------ Available data

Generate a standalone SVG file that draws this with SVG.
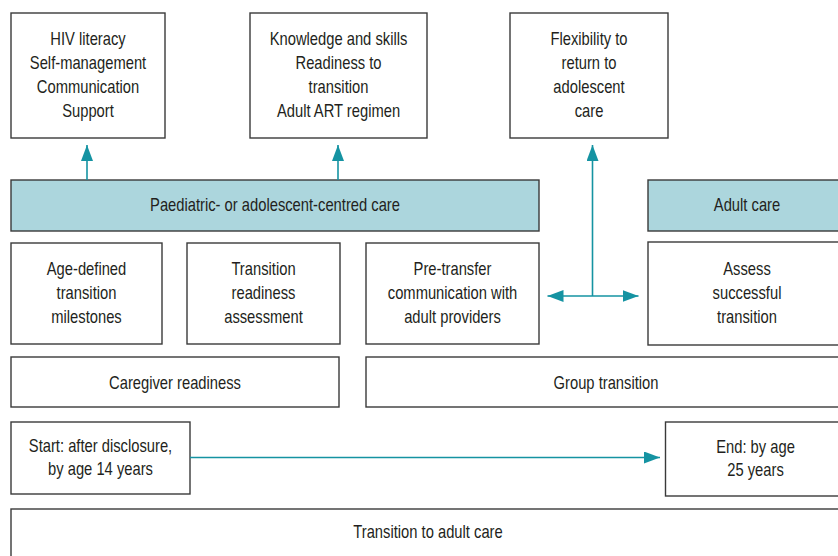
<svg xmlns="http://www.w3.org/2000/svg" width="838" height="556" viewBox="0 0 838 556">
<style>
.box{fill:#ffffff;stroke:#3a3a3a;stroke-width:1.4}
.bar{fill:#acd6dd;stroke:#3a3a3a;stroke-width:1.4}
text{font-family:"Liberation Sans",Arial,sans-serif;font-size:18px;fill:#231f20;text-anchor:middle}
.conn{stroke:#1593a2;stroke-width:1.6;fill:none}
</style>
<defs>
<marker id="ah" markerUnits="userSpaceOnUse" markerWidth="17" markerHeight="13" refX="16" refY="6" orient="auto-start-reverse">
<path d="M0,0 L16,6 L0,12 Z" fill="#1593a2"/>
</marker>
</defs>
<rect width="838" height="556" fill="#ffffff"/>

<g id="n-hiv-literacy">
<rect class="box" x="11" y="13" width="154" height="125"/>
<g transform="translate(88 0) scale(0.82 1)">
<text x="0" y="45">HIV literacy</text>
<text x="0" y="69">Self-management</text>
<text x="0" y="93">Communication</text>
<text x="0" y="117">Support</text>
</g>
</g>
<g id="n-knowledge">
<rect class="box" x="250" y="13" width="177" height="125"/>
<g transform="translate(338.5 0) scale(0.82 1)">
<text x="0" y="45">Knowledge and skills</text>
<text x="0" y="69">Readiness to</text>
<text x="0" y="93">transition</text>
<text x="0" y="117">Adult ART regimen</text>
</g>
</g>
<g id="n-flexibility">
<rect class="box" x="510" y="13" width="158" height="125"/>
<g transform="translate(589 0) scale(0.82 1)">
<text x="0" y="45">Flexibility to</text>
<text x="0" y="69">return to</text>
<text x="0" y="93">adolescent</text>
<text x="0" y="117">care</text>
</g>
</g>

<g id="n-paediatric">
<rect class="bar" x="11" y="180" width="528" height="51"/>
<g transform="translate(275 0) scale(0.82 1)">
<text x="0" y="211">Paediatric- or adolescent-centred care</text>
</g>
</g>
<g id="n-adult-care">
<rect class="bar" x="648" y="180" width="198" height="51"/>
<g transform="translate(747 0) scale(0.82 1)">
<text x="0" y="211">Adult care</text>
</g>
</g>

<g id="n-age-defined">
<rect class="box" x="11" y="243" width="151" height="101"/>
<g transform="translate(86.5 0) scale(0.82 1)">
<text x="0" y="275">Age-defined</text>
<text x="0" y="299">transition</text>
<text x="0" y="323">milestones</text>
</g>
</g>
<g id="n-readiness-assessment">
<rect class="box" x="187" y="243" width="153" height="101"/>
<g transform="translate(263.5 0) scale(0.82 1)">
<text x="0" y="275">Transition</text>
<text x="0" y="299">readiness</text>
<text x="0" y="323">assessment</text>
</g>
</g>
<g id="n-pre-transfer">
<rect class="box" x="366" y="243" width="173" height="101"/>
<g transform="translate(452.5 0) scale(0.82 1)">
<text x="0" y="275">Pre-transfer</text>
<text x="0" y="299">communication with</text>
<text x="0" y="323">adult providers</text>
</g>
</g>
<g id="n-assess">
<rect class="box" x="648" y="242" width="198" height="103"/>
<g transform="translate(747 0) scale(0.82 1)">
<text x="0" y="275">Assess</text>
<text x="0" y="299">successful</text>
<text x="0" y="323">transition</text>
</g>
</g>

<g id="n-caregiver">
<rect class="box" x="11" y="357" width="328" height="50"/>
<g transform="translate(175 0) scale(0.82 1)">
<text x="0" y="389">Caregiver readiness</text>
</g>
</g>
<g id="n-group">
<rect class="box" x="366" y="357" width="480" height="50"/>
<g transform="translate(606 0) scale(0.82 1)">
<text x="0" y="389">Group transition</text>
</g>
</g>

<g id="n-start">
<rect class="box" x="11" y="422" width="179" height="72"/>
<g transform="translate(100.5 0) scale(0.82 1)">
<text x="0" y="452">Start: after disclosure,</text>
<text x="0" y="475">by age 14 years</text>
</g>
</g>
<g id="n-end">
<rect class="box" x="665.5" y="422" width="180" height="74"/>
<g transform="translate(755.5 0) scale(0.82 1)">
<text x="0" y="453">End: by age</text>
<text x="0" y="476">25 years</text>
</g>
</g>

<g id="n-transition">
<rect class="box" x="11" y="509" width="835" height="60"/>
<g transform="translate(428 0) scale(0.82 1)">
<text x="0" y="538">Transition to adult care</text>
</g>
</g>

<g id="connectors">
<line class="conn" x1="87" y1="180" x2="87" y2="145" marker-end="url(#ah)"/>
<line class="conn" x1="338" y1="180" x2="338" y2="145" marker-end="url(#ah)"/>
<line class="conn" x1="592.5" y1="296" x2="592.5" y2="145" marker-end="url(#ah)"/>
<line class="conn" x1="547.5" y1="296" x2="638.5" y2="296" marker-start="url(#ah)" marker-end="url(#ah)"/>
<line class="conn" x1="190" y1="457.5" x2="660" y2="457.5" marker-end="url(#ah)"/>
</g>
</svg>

------------

Your goal: From the material above, copy everything exactly but the pictures.

The answer:
Generate a standalone SVG file that draws this with SVG.
<svg xmlns="http://www.w3.org/2000/svg" width="838" height="556" viewBox="0 0 838 556">
<style>
.box{fill:#ffffff;stroke:#3a3a3a;stroke-width:1.4}
.bar{fill:#acd6dd;stroke:#3a3a3a;stroke-width:1.4}
text{font-family:"Liberation Sans",Arial,sans-serif;font-size:18px;fill:#231f20;text-anchor:middle}
.conn{stroke:#1593a2;stroke-width:1.6;fill:none}
</style>
<defs>
<marker id="ah" markerUnits="userSpaceOnUse" markerWidth="17" markerHeight="13" refX="16" refY="6" orient="auto-start-reverse">
<path d="M0,0 L16,6 L0,12 Z" fill="#1593a2"/>
</marker>
</defs>
<rect width="838" height="556" fill="#ffffff"/>

<g id="n-hiv-literacy">
<rect class="box" x="11" y="13" width="154" height="125"/>
<g transform="translate(88 0) scale(0.82 1)">
<text x="0" y="45">HIV literacy</text>
<text x="0" y="69">Self-management</text>
<text x="0" y="93">Communication</text>
<text x="0" y="117">Support</text>
</g>
</g>
<g id="n-knowledge">
<rect class="box" x="250" y="13" width="177" height="125"/>
<g transform="translate(338.5 0) scale(0.82 1)">
<text x="0" y="45">Knowledge and skills</text>
<text x="0" y="69">Readiness to</text>
<text x="0" y="93">transition</text>
<text x="0" y="117">Adult ART regimen</text>
</g>
</g>
<g id="n-flexibility">
<rect class="box" x="510" y="13" width="158" height="125"/>
<g transform="translate(589 0) scale(0.82 1)">
<text x="0" y="45">Flexibility to</text>
<text x="0" y="69">return to</text>
<text x="0" y="93">adolescent</text>
<text x="0" y="117">care</text>
</g>
</g>

<g id="n-paediatric">
<rect class="bar" x="11" y="180" width="528" height="51"/>
<g transform="translate(275 0) scale(0.82 1)">
<text x="0" y="211">Paediatric- or adolescent-centred care</text>
</g>
</g>
<g id="n-adult-care">
<rect class="bar" x="648" y="180" width="198" height="51"/>
<g transform="translate(747 0) scale(0.82 1)">
<text x="0" y="211">Adult care</text>
</g>
</g>

<g id="n-age-defined">
<rect class="box" x="11" y="243" width="151" height="101"/>
<g transform="translate(86.5 0) scale(0.82 1)">
<text x="0" y="275">Age-defined</text>
<text x="0" y="299">transition</text>
<text x="0" y="323">milestones</text>
</g>
</g>
<g id="n-readiness-assessment">
<rect class="box" x="187" y="243" width="153" height="101"/>
<g transform="translate(263.5 0) scale(0.82 1)">
<text x="0" y="275">Transition</text>
<text x="0" y="299">readiness</text>
<text x="0" y="323">assessment</text>
</g>
</g>
<g id="n-pre-transfer">
<rect class="box" x="366" y="243" width="173" height="101"/>
<g transform="translate(452.5 0) scale(0.82 1)">
<text x="0" y="275">Pre-transfer</text>
<text x="0" y="299">communication with</text>
<text x="0" y="323">adult providers</text>
</g>
</g>
<g id="n-assess">
<rect class="box" x="648" y="242" width="198" height="103"/>
<g transform="translate(747 0) scale(0.82 1)">
<text x="0" y="275">Assess</text>
<text x="0" y="299">successful</text>
<text x="0" y="323">transition</text>
</g>
</g>

<g id="n-caregiver">
<rect class="box" x="11" y="357" width="328" height="50"/>
<g transform="translate(175 0) scale(0.82 1)">
<text x="0" y="389">Caregiver readiness</text>
</g>
</g>
<g id="n-group">
<rect class="box" x="366" y="357" width="480" height="50"/>
<g transform="translate(606 0) scale(0.82 1)">
<text x="0" y="389">Group transition</text>
</g>
</g>

<g id="n-start">
<rect class="box" x="11" y="422" width="179" height="72"/>
<g transform="translate(100.5 0) scale(0.82 1)">
<text x="0" y="452">Start: after disclosure,</text>
<text x="0" y="475">by age 14 years</text>
</g>
</g>
<g id="n-end">
<rect class="box" x="665.5" y="422" width="180" height="74"/>
<g transform="translate(755.5 0) scale(0.82 1)">
<text x="0" y="453">End: by age</text>
<text x="0" y="476">25 years</text>
</g>
</g>

<g id="n-transition">
<rect class="box" x="11" y="509" width="835" height="60"/>
<g transform="translate(428 0) scale(0.82 1)">
<text x="0" y="538">Transition to adult care</text>
</g>
</g>

<g id="connectors">
<line class="conn" x1="87" y1="180" x2="87" y2="145" marker-end="url(#ah)"/>
<line class="conn" x1="338" y1="180" x2="338" y2="145" marker-end="url(#ah)"/>
<line class="conn" x1="592.5" y1="296" x2="592.5" y2="145" marker-end="url(#ah)"/>
<line class="conn" x1="547.5" y1="296" x2="638.5" y2="296" marker-start="url(#ah)" marker-end="url(#ah)"/>
<line class="conn" x1="190" y1="457.5" x2="660" y2="457.5" marker-end="url(#ah)"/>
</g>
</svg>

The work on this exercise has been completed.